> [Entries supplied]
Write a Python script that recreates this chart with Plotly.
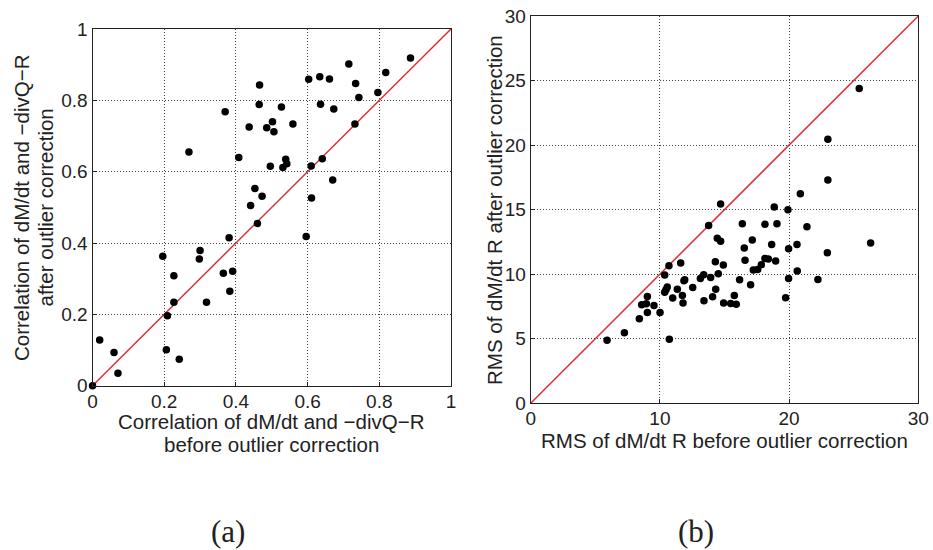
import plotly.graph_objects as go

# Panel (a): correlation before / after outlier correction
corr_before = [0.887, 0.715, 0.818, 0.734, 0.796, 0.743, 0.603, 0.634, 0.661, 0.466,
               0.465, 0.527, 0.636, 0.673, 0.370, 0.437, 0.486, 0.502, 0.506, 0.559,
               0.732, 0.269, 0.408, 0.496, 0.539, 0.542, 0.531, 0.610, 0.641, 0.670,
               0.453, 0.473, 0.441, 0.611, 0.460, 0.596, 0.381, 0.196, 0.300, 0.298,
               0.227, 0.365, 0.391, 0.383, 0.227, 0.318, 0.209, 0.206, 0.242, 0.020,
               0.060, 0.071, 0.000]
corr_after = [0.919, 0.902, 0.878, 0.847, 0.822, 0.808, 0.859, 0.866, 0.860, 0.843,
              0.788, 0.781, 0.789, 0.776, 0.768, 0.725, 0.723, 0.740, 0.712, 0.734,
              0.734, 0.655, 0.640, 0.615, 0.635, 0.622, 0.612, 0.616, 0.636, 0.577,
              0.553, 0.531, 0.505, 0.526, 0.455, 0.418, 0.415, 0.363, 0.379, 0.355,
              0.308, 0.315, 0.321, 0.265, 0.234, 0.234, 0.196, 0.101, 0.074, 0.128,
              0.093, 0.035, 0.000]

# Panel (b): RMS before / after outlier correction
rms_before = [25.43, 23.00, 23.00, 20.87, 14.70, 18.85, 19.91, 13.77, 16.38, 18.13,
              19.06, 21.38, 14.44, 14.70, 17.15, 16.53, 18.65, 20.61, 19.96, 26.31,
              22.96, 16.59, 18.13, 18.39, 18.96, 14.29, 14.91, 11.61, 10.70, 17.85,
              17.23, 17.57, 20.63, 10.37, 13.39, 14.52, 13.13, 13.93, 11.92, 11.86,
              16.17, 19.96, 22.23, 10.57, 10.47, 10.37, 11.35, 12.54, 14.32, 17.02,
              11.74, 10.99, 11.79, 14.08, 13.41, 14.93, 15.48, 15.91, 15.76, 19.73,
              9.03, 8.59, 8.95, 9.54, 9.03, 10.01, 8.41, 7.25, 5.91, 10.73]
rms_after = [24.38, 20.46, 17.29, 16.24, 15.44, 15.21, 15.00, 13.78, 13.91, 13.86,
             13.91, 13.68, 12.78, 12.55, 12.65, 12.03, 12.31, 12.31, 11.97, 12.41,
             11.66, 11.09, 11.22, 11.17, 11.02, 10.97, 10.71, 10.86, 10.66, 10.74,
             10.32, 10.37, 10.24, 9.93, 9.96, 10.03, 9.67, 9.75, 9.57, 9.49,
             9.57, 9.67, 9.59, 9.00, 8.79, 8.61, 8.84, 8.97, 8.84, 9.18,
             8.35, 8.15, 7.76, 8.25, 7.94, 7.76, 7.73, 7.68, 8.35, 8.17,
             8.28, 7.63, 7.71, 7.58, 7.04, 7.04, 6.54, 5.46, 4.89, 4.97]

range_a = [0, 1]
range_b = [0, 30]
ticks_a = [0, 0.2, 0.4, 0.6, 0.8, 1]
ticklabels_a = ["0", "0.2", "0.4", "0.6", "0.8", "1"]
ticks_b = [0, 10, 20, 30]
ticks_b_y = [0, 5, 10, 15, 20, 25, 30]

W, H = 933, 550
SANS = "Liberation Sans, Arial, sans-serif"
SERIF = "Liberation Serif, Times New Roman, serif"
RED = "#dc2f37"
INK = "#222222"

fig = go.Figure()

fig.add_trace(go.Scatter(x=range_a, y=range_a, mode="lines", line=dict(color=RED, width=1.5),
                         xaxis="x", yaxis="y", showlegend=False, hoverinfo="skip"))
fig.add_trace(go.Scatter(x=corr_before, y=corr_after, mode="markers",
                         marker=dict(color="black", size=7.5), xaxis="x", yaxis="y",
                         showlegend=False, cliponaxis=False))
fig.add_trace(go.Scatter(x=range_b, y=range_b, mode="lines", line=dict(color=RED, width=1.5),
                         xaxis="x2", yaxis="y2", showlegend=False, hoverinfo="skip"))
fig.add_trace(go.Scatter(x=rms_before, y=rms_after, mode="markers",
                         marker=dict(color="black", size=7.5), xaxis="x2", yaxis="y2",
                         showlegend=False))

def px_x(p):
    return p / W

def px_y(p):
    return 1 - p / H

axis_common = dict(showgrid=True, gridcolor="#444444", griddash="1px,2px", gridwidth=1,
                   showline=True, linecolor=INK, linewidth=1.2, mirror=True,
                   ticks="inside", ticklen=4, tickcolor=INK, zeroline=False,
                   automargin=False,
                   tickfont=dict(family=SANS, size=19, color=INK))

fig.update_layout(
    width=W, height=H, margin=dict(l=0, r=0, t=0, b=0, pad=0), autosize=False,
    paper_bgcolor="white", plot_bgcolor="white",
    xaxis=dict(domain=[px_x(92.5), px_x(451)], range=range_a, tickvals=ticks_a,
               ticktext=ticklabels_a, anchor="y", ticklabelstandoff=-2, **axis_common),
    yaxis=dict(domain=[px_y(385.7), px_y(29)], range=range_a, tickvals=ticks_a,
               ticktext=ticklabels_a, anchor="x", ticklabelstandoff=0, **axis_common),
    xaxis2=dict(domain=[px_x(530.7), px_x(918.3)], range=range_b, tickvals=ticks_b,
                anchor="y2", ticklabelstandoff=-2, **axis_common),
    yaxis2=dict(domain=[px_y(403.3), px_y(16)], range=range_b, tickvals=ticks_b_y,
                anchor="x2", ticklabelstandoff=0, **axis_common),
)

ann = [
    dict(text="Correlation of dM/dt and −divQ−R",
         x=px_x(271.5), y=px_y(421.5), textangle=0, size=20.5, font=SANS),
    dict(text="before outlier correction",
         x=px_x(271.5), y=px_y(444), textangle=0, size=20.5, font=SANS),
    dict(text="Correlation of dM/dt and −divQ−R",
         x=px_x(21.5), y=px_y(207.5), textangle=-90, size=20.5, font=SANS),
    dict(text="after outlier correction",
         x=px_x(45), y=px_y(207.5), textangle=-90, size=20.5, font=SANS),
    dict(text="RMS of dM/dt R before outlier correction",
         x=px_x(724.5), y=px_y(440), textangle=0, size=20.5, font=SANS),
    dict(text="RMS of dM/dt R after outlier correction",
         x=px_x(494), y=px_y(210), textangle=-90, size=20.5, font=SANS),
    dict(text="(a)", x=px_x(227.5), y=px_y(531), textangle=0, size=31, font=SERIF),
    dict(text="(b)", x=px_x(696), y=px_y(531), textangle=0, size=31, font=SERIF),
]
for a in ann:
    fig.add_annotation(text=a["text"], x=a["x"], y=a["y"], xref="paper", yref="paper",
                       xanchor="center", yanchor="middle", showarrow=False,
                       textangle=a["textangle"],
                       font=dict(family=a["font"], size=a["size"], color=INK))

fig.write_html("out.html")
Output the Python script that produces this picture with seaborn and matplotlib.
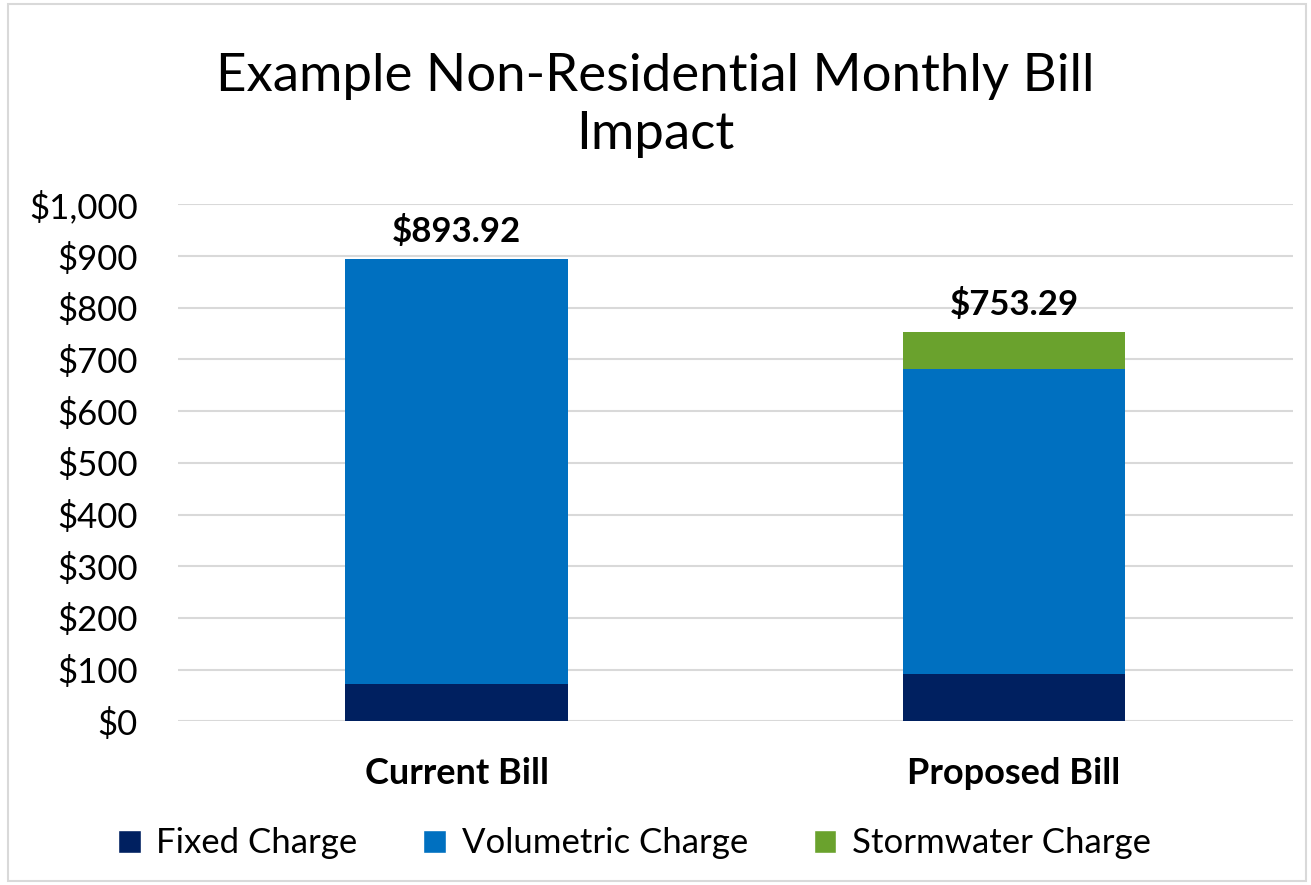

> [Work instructions] Print every record above exactly as written, leaving out the pictures.

> [Reply to the task]
Write a Python script that recreates this chart with Plotly.
import plotly.graph_objects as go

# Panel (a): correlation before / after outlier correction
corr_before = [0.887, 0.715, 0.818, 0.734, 0.796, 0.743, 0.603, 0.634, 0.661, 0.466,
               0.465, 0.527, 0.636, 0.673, 0.370, 0.437, 0.486, 0.502, 0.506, 0.559,
               0.732, 0.269, 0.408, 0.496, 0.539, 0.542, 0.531, 0.610, 0.641, 0.670,
               0.453, 0.473, 0.441, 0.611, 0.460, 0.596, 0.381, 0.196, 0.300, 0.298,
               0.227, 0.365, 0.391, 0.383, 0.227, 0.318, 0.209, 0.206, 0.242, 0.020,
               0.060, 0.071, 0.000]
corr_after = [0.919, 0.902, 0.878, 0.847, 0.822, 0.808, 0.859, 0.866, 0.860, 0.843,
              0.788, 0.781, 0.789, 0.776, 0.768, 0.725, 0.723, 0.740, 0.712, 0.734,
              0.734, 0.655, 0.640, 0.615, 0.635, 0.622, 0.612, 0.616, 0.636, 0.577,
              0.553, 0.531, 0.505, 0.526, 0.455, 0.418, 0.415, 0.363, 0.379, 0.355,
              0.308, 0.315, 0.321, 0.265, 0.234, 0.234, 0.196, 0.101, 0.074, 0.128,
              0.093, 0.035, 0.000]

# Panel (b): RMS before / after outlier correction
rms_before = [25.43, 23.00, 23.00, 20.87, 14.70, 18.85, 19.91, 13.77, 16.38, 18.13,
              19.06, 21.38, 14.44, 14.70, 17.15, 16.53, 18.65, 20.61, 19.96, 26.31,
              22.96, 16.59, 18.13, 18.39, 18.96, 14.29, 14.91, 11.61, 10.70, 17.85,
              17.23, 17.57, 20.63, 10.37, 13.39, 14.52, 13.13, 13.93, 11.92, 11.86,
              16.17, 19.96, 22.23, 10.57, 10.47, 10.37, 11.35, 12.54, 14.32, 17.02,
              11.74, 10.99, 11.79, 14.08, 13.41, 14.93, 15.48, 15.91, 15.76, 19.73,
              9.03, 8.59, 8.95, 9.54, 9.03, 10.01, 8.41, 7.25, 5.91, 10.73]
rms_after = [24.38, 20.46, 17.29, 16.24, 15.44, 15.21, 15.00, 13.78, 13.91, 13.86,
             13.91, 13.68, 12.78, 12.55, 12.65, 12.03, 12.31, 12.31, 11.97, 12.41,
             11.66, 11.09, 11.22, 11.17, 11.02, 10.97, 10.71, 10.86, 10.66, 10.74,
             10.32, 10.37, 10.24, 9.93, 9.96, 10.03, 9.67, 9.75, 9.57, 9.49,
             9.57, 9.67, 9.59, 9.00, 8.79, 8.61, 8.84, 8.97, 8.84, 9.18,
             8.35, 8.15, 7.76, 8.25, 7.94, 7.76, 7.73, 7.68, 8.35, 8.17,
             8.28, 7.63, 7.71, 7.58, 7.04, 7.04, 6.54, 5.46, 4.89, 4.97]

range_a = [0, 1]
range_b = [0, 30]
ticks_a = [0, 0.2, 0.4, 0.6, 0.8, 1]
ticklabels_a = ["0", "0.2", "0.4", "0.6", "0.8", "1"]
ticks_b = [0, 10, 20, 30]
ticks_b_y = [0, 5, 10, 15, 20, 25, 30]

W, H = 933, 550
SANS = "Liberation Sans, Arial, sans-serif"
SERIF = "Liberation Serif, Times New Roman, serif"
RED = "#dc2f37"
INK = "#222222"

fig = go.Figure()

fig.add_trace(go.Scatter(x=range_a, y=range_a, mode="lines", line=dict(color=RED, width=1.5),
                         xaxis="x", yaxis="y", showlegend=False, hoverinfo="skip"))
fig.add_trace(go.Scatter(x=corr_before, y=corr_after, mode="markers",
                         marker=dict(color="black", size=7.5), xaxis="x", yaxis="y",
                         showlegend=False, cliponaxis=False))
fig.add_trace(go.Scatter(x=range_b, y=range_b, mode="lines", line=dict(color=RED, width=1.5),
                         xaxis="x2", yaxis="y2", showlegend=False, hoverinfo="skip"))
fig.add_trace(go.Scatter(x=rms_before, y=rms_after, mode="markers",
                         marker=dict(color="black", size=7.5), xaxis="x2", yaxis="y2",
                         showlegend=False))

def px_x(p):
    return p / W

def px_y(p):
    return 1 - p / H

axis_common = dict(showgrid=True, gridcolor="#444444", griddash="1px,2px", gridwidth=1,
                   showline=True, linecolor=INK, linewidth=1.2, mirror=True,
                   ticks="inside", ticklen=4, tickcolor=INK, zeroline=False,
                   automargin=False,
                   tickfont=dict(family=SANS, size=19, color=INK))

fig.update_layout(
    width=W, height=H, margin=dict(l=0, r=0, t=0, b=0, pad=0), autosize=False,
    paper_bgcolor="white", plot_bgcolor="white",
    xaxis=dict(domain=[px_x(92.5), px_x(451)], range=range_a, tickvals=ticks_a,
               ticktext=ticklabels_a, anchor="y", ticklabelstandoff=-2, **axis_common),
    yaxis=dict(domain=[px_y(385.7), px_y(29)], range=range_a, tickvals=ticks_a,
               ticktext=ticklabels_a, anchor="x", ticklabelstandoff=0, **axis_common),
    xaxis2=dict(domain=[px_x(530.7), px_x(918.3)], range=range_b, tickvals=ticks_b,
                anchor="y2", ticklabelstandoff=-2, **axis_common),
    yaxis2=dict(domain=[px_y(403.3), px_y(16)], range=range_b, tickvals=ticks_b_y,
                anchor="x2", ticklabelstandoff=0, **axis_common),
)

ann = [
    dict(text="Correlation of dM/dt and −divQ−R",
         x=px_x(271.5), y=px_y(421.5), textangle=0, size=20.5, font=SANS),
    dict(text="before outlier correction",
         x=px_x(271.5), y=px_y(444), textangle=0, size=20.5, font=SANS),
    dict(text="Correlation of dM/dt and −divQ−R",
         x=px_x(21.5), y=px_y(207.5), textangle=-90, size=20.5, font=SANS),
    dict(text="after outlier correction",
         x=px_x(45), y=px_y(207.5), textangle=-90, size=20.5, font=SANS),
    dict(text="RMS of dM/dt R before outlier correction",
         x=px_x(724.5), y=px_y(440), textangle=0, size=20.5, font=SANS),
    dict(text="RMS of dM/dt R after outlier correction",
         x=px_x(494), y=px_y(210), textangle=-90, size=20.5, font=SANS),
    dict(text="(a)", x=px_x(227.5), y=px_y(531), textangle=0, size=31, font=SERIF),
    dict(text="(b)", x=px_x(696), y=px_y(531), textangle=0, size=31, font=SERIF),
]
for a in ann:
    fig.add_annotation(text=a["text"], x=a["x"], y=a["y"], xref="paper", yref="paper",
                       xanchor="center", yanchor="middle", showarrow=False,
                       textangle=a["textangle"],
                       font=dict(family=a["font"], size=a["size"], color=INK))

fig.write_html("out.html")
Output the Python script that produces this picture with seaborn and matplotlib.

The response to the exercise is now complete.